Available data:
============

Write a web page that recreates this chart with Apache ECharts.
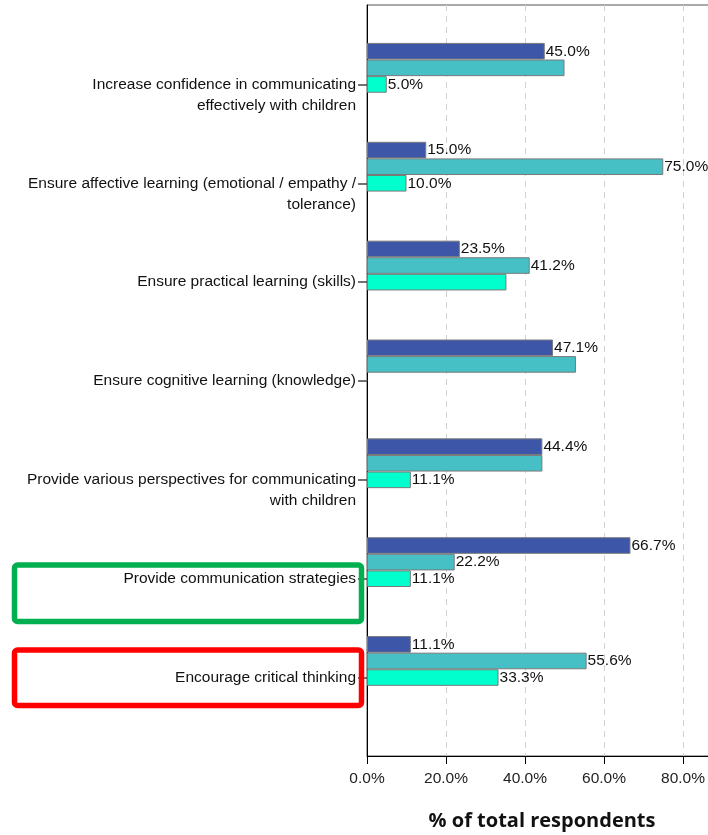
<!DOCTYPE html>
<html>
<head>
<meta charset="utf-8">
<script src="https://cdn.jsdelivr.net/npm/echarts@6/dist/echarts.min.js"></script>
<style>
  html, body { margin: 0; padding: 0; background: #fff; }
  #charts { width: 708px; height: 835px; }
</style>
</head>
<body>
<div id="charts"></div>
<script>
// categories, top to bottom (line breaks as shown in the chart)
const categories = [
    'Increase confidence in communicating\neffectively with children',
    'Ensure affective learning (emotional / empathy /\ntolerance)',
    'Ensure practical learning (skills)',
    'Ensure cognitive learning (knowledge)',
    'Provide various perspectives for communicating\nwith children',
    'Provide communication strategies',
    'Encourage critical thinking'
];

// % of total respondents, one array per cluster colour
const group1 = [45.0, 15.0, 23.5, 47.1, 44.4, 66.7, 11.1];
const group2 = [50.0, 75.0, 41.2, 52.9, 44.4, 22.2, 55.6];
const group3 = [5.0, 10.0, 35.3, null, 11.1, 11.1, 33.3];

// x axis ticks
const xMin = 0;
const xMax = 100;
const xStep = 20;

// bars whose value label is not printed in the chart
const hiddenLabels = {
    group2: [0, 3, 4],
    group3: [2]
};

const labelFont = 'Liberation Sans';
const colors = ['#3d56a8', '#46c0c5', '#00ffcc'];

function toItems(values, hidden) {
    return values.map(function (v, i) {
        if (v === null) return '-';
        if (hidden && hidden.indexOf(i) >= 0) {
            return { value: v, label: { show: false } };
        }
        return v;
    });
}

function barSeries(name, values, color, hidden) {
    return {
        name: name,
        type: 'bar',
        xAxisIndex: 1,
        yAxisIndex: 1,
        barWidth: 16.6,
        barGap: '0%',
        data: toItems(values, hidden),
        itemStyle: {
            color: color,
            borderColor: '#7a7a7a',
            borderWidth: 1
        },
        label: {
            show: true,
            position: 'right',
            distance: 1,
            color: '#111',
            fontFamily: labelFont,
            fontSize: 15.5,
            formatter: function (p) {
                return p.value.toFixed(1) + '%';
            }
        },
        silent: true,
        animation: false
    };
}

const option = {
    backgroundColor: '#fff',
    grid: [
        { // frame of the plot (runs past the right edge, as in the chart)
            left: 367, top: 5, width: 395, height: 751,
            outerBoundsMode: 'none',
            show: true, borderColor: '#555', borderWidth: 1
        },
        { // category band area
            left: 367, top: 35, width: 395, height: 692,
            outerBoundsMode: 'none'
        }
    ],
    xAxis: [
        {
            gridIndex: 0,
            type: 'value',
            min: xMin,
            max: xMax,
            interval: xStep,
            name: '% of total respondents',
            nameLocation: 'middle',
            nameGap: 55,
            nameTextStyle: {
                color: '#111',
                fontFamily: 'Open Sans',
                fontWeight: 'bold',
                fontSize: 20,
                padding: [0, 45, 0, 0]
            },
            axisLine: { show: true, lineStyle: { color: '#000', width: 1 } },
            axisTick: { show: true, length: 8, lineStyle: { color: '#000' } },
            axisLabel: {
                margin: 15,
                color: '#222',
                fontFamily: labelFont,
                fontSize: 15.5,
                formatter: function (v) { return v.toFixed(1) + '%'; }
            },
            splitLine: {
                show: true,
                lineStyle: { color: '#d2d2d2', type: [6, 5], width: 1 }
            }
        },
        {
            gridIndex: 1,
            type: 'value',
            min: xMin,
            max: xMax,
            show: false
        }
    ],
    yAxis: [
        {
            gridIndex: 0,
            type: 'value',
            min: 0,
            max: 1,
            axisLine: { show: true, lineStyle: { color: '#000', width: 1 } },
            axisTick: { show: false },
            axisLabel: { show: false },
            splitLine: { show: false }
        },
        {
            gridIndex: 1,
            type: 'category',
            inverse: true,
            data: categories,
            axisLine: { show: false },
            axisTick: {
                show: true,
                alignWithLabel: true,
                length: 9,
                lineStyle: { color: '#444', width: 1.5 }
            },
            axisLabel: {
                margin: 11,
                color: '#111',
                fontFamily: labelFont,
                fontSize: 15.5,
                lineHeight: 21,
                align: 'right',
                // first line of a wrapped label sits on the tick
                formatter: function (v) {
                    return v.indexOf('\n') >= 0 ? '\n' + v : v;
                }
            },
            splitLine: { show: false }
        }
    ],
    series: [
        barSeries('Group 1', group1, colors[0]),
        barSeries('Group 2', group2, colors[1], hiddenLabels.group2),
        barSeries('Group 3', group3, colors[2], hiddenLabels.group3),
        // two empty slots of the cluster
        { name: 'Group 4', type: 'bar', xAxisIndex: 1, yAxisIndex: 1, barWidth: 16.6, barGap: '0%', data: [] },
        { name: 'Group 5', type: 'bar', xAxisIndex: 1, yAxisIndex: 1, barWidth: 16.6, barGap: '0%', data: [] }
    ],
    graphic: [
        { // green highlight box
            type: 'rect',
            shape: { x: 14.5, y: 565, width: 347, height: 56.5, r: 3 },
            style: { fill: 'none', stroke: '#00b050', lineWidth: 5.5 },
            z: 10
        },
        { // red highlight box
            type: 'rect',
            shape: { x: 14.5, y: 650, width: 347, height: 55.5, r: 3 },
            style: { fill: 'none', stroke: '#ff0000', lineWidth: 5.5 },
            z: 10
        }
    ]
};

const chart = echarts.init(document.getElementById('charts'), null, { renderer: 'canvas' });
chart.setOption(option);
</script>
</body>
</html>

============

Challenge: Output the data exactly. Pictures don't belong in the result.

Reply:
Write a web page that recreates this chart with Apache ECharts.
<!DOCTYPE html>
<html>
<head>
<meta charset="utf-8">
<script src="https://cdn.jsdelivr.net/npm/echarts@6/dist/echarts.min.js"></script>
<style>
  html, body { margin: 0; padding: 0; background: #fff; }
  #charts { width: 708px; height: 835px; }
</style>
</head>
<body>
<div id="charts"></div>
<script>
// categories, top to bottom (line breaks as shown in the chart)
const categories = [
    'Increase confidence in communicating\neffectively with children',
    'Ensure affective learning (emotional / empathy /\ntolerance)',
    'Ensure practical learning (skills)',
    'Ensure cognitive learning (knowledge)',
    'Provide various perspectives for communicating\nwith children',
    'Provide communication strategies',
    'Encourage critical thinking'
];

// % of total respondents, one array per cluster colour
const group1 = [45.0, 15.0, 23.5, 47.1, 44.4, 66.7, 11.1];
const group2 = [50.0, 75.0, 41.2, 52.9, 44.4, 22.2, 55.6];
const group3 = [5.0, 10.0, 35.3, null, 11.1, 11.1, 33.3];

// x axis ticks
const xMin = 0;
const xMax = 100;
const xStep = 20;

// bars whose value label is not printed in the chart
const hiddenLabels = {
    group2: [0, 3, 4],
    group3: [2]
};

const labelFont = 'Liberation Sans';
const colors = ['#3d56a8', '#46c0c5', '#00ffcc'];

function toItems(values, hidden) {
    return values.map(function (v, i) {
        if (v === null) return '-';
        if (hidden && hidden.indexOf(i) >= 0) {
            return { value: v, label: { show: false } };
        }
        return v;
    });
}

function barSeries(name, values, color, hidden) {
    return {
        name: name,
        type: 'bar',
        xAxisIndex: 1,
        yAxisIndex: 1,
        barWidth: 16.6,
        barGap: '0%',
        data: toItems(values, hidden),
        itemStyle: {
            color: color,
            borderColor: '#7a7a7a',
            borderWidth: 1
        },
        label: {
            show: true,
            position: 'right',
            distance: 1,
            color: '#111',
            fontFamily: labelFont,
            fontSize: 15.5,
            formatter: function (p) {
                return p.value.toFixed(1) + '%';
            }
        },
        silent: true,
        animation: false
    };
}

const option = {
    backgroundColor: '#fff',
    grid: [
        { // frame of the plot (runs past the right edge, as in the chart)
            left: 367, top: 5, width: 395, height: 751,
            outerBoundsMode: 'none',
            show: true, borderColor: '#555', borderWidth: 1
        },
        { // category band area
            left: 367, top: 35, width: 395, height: 692,
            outerBoundsMode: 'none'
        }
    ],
    xAxis: [
        {
            gridIndex: 0,
            type: 'value',
            min: xMin,
            max: xMax,
            interval: xStep,
            name: '% of total respondents',
            nameLocation: 'middle',
            nameGap: 55,
            nameTextStyle: {
                color: '#111',
                fontFamily: 'Open Sans',
                fontWeight: 'bold',
                fontSize: 20,
                padding: [0, 45, 0, 0]
            },
            axisLine: { show: true, lineStyle: { color: '#000', width: 1 } },
            axisTick: { show: true, length: 8, lineStyle: { color: '#000' } },
            axisLabel: {
                margin: 15,
                color: '#222',
                fontFamily: labelFont,
                fontSize: 15.5,
                formatter: function (v) { return v.toFixed(1) + '%'; }
            },
            splitLine: {
                show: true,
                lineStyle: { color: '#d2d2d2', type: [6, 5], width: 1 }
            }
        },
        {
            gridIndex: 1,
            type: 'value',
            min: xMin,
            max: xMax,
            show: false
        }
    ],
    yAxis: [
        {
            gridIndex: 0,
            type: 'value',
            min: 0,
            max: 1,
            axisLine: { show: true, lineStyle: { color: '#000', width: 1 } },
            axisTick: { show: false },
            axisLabel: { show: false },
            splitLine: { show: false }
        },
        {
            gridIndex: 1,
            type: 'category',
            inverse: true,
            data: categories,
            axisLine: { show: false },
            axisTick: {
                show: true,
                alignWithLabel: true,
                length: 9,
                lineStyle: { color: '#444', width: 1.5 }
            },
            axisLabel: {
                margin: 11,
                color: '#111',
                fontFamily: labelFont,
                fontSize: 15.5,
                lineHeight: 21,
                align: 'right',
                // first line of a wrapped label sits on the tick
                formatter: function (v) {
                    return v.indexOf('\n') >= 0 ? '\n' + v : v;
                }
            },
            splitLine: { show: false }
        }
    ],
    series: [
        barSeries('Group 1', group1, colors[0]),
        barSeries('Group 2', group2, colors[1], hiddenLabels.group2),
        barSeries('Group 3', group3, colors[2], hiddenLabels.group3),
        // two empty slots of the cluster
        { name: 'Group 4', type: 'bar', xAxisIndex: 1, yAxisIndex: 1, barWidth: 16.6, barGap: '0%', data: [] },
        { name: 'Group 5', type: 'bar', xAxisIndex: 1, yAxisIndex: 1, barWidth: 16.6, barGap: '0%', data: [] }
    ],
    graphic: [
        { // green highlight box
            type: 'rect',
            shape: { x: 14.5, y: 565, width: 347, height: 56.5, r: 3 },
            style: { fill: 'none', stroke: '#00b050', lineWidth: 5.5 },
            z: 10
        },
        { // red highlight box
            type: 'rect',
            shape: { x: 14.5, y: 650, width: 347, height: 55.5, r: 3 },
            style: { fill: 'none', stroke: '#ff0000', lineWidth: 5.5 },
            z: 10
        }
    ]
};

const chart = echarts.init(document.getElementById('charts'), null, { renderer: 'canvas' });
chart.setOption(option);
</script>
</body>
</html>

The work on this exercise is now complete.